§ Goal
Set down each line from the one containing "Clone this chart in seaborn and matplotlib." to the one containing "import seaborn as sns", inclusive, exactly as written and with nothing further.

§ Material for the task

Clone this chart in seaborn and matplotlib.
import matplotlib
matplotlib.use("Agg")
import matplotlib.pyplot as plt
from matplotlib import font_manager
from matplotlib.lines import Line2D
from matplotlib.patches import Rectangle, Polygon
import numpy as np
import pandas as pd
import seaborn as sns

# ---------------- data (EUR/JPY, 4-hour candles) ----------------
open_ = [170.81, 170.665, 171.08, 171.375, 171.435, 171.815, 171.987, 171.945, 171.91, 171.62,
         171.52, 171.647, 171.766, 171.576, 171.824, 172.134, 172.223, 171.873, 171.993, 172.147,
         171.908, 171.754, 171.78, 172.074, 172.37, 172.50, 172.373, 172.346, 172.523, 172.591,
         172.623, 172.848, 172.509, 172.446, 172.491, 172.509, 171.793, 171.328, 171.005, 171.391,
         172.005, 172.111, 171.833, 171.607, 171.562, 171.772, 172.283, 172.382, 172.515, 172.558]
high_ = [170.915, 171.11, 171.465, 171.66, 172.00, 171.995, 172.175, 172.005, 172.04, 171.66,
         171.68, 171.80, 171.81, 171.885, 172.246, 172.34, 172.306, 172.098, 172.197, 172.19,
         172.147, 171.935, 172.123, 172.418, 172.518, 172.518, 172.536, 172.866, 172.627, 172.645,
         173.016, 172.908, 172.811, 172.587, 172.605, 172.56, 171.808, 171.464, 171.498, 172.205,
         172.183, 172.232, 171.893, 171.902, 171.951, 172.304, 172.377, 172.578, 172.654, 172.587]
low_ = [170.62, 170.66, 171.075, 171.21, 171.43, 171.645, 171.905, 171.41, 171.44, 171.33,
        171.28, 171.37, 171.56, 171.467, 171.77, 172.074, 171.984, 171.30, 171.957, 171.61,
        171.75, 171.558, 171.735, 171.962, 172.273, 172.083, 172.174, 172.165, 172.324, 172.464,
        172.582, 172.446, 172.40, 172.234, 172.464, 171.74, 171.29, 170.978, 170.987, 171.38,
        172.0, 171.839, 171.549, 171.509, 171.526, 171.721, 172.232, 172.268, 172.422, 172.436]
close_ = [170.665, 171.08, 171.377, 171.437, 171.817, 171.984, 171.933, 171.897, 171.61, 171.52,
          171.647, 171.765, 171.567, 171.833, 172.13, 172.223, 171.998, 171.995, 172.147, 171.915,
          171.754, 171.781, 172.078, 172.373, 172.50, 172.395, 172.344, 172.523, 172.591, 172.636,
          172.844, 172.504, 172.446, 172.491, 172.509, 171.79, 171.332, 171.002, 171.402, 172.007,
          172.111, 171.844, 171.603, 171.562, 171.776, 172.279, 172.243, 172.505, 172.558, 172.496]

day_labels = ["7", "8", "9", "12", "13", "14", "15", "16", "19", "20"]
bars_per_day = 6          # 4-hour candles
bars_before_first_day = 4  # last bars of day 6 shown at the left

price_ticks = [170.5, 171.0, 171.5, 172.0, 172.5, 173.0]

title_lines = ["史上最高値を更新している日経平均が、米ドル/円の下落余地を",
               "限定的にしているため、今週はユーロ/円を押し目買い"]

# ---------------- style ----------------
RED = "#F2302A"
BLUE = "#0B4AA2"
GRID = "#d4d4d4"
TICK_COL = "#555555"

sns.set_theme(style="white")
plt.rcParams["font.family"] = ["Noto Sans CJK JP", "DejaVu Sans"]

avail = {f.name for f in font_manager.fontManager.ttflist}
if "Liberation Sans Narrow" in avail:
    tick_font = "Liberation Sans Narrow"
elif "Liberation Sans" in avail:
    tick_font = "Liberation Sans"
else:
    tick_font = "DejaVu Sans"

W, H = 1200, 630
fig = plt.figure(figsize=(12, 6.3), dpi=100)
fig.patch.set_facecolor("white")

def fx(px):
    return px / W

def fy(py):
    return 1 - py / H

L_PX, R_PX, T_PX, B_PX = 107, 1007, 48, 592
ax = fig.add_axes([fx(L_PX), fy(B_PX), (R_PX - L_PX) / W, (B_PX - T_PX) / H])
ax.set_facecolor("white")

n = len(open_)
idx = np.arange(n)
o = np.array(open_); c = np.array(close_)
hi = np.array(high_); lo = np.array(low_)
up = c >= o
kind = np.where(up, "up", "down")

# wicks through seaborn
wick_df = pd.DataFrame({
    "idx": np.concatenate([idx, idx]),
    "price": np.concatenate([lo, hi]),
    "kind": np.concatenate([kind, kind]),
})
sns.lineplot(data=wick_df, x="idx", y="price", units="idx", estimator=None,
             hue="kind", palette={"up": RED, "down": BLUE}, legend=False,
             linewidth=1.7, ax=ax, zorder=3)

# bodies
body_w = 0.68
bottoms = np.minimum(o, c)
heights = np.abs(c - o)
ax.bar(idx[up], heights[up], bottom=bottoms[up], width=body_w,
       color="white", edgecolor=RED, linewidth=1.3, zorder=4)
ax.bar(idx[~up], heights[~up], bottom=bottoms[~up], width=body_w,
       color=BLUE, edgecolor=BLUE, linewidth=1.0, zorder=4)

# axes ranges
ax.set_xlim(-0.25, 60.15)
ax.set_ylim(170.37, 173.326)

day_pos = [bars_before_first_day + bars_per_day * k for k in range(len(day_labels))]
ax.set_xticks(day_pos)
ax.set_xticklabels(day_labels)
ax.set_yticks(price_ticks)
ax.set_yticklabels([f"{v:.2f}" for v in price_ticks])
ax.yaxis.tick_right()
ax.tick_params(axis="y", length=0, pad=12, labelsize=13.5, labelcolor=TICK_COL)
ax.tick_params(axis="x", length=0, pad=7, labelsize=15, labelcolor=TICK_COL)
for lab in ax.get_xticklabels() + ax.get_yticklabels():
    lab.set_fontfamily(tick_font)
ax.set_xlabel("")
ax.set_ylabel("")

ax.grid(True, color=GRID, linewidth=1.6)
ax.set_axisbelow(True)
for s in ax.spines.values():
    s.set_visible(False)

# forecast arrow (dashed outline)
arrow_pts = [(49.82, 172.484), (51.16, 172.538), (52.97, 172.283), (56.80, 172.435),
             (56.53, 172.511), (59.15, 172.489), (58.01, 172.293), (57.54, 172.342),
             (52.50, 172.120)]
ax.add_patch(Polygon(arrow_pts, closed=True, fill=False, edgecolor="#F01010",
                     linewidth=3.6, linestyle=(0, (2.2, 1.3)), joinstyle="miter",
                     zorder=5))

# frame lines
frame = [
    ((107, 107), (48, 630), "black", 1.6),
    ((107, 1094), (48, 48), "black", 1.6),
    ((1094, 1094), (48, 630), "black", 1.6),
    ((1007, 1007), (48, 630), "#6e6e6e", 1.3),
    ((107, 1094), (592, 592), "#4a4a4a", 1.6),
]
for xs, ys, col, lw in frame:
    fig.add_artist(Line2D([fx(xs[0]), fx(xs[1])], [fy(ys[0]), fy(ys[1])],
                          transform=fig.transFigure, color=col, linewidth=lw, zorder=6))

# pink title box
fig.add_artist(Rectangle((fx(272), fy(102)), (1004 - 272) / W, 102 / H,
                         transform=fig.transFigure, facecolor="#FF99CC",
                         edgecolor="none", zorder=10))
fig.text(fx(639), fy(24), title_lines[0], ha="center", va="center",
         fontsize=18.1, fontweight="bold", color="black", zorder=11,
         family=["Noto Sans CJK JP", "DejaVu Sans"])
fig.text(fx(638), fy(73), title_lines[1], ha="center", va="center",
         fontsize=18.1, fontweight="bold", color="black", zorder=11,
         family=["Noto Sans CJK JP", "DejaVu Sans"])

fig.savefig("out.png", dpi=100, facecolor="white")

==

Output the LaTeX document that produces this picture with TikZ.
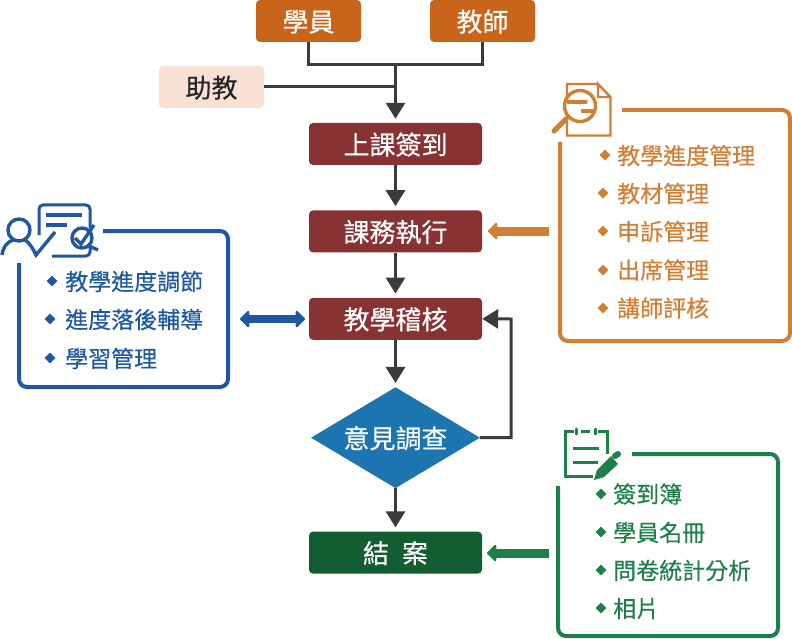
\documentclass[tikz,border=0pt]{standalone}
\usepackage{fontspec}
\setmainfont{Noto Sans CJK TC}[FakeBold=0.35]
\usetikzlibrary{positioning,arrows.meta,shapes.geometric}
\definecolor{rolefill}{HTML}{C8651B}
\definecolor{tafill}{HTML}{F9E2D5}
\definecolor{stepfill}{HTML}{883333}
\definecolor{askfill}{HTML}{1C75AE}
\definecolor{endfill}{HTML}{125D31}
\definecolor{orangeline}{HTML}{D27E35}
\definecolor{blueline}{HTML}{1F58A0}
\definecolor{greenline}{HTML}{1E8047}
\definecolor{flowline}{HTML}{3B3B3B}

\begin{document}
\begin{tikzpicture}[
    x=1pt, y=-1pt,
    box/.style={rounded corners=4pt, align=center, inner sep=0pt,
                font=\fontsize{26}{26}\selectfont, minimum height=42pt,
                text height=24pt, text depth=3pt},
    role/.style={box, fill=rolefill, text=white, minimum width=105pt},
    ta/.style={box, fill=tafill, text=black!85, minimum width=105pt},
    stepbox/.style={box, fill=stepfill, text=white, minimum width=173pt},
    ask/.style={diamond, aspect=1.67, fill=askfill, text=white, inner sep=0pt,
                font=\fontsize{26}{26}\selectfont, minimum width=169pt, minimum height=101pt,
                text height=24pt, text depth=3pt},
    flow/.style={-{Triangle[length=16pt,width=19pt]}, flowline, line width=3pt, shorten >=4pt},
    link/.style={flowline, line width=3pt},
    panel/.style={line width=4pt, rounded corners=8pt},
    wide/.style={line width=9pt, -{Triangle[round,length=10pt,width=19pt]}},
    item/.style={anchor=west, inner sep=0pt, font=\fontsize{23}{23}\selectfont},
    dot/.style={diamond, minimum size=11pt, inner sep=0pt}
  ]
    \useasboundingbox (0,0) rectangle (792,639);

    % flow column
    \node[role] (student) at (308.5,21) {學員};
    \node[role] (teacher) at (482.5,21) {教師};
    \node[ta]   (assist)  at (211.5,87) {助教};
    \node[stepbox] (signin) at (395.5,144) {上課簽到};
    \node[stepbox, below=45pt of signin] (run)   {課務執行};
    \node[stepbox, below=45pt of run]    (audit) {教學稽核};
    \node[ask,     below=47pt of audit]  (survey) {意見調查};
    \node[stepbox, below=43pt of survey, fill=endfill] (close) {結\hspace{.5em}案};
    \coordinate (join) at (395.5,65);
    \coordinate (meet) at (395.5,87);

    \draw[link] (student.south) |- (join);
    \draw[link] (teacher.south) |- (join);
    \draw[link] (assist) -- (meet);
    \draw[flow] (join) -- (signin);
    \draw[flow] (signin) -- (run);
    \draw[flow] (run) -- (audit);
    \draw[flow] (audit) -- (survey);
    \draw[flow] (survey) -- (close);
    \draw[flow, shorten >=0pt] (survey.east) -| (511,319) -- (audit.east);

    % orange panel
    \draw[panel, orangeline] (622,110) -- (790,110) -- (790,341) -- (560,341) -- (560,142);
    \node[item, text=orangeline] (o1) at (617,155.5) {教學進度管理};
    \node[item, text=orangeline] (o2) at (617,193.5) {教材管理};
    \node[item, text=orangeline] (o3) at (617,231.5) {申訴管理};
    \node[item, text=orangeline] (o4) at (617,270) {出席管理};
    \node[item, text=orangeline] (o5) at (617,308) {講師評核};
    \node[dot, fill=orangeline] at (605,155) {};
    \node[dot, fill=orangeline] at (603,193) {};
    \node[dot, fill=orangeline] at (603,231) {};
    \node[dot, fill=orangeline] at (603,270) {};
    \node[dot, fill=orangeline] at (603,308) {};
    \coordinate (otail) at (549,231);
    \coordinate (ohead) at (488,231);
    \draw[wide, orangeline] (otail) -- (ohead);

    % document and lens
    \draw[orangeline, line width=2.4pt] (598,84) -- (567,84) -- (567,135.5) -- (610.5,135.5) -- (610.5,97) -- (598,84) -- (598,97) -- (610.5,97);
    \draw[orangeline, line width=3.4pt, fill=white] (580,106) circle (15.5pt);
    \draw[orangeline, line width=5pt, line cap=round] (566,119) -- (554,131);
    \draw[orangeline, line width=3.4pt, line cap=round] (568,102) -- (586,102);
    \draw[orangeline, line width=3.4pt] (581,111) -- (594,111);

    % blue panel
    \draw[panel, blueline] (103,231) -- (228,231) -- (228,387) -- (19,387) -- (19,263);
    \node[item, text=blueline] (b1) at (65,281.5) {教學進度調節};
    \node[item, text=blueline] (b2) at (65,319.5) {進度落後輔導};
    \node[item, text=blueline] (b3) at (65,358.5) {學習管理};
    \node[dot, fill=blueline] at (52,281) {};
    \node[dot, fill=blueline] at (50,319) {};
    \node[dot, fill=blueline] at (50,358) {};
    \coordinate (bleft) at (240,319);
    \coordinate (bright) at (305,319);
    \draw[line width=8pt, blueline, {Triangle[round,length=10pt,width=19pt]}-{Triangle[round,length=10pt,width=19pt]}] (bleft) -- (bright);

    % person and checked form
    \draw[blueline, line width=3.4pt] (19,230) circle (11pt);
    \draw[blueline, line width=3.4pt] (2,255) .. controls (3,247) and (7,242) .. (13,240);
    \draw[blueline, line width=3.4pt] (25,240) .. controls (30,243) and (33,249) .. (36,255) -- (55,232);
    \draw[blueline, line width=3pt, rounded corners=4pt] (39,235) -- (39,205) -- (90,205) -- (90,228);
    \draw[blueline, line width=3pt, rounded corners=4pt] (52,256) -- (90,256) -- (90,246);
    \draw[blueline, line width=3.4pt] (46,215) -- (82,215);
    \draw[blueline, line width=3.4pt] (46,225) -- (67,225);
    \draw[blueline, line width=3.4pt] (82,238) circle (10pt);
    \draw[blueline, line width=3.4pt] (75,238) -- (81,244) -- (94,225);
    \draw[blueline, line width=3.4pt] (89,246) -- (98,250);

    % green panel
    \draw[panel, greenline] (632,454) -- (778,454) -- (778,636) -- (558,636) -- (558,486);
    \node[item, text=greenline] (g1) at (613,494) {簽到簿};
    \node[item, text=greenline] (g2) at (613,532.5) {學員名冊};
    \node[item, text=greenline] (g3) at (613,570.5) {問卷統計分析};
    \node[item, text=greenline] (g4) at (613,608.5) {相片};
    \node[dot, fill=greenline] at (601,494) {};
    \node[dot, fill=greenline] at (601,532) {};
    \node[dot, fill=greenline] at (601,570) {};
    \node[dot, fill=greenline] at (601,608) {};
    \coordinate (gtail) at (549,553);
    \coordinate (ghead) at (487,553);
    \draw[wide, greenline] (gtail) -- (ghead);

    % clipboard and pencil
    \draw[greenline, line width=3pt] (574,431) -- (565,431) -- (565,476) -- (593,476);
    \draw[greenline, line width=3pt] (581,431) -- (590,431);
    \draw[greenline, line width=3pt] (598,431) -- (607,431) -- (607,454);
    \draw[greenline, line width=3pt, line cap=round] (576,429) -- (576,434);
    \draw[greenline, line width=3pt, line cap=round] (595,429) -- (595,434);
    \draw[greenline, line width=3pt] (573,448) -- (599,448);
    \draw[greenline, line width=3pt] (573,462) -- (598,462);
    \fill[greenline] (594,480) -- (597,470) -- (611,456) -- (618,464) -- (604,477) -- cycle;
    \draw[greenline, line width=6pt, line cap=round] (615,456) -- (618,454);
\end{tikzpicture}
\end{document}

§ Written response
Clone this chart in seaborn and matplotlib.
import matplotlib
matplotlib.use("Agg")
import matplotlib.pyplot as plt
from matplotlib import font_manager
from matplotlib.lines import Line2D
from matplotlib.patches import Rectangle, Polygon
import numpy as np
import pandas as pd
import seaborn as sns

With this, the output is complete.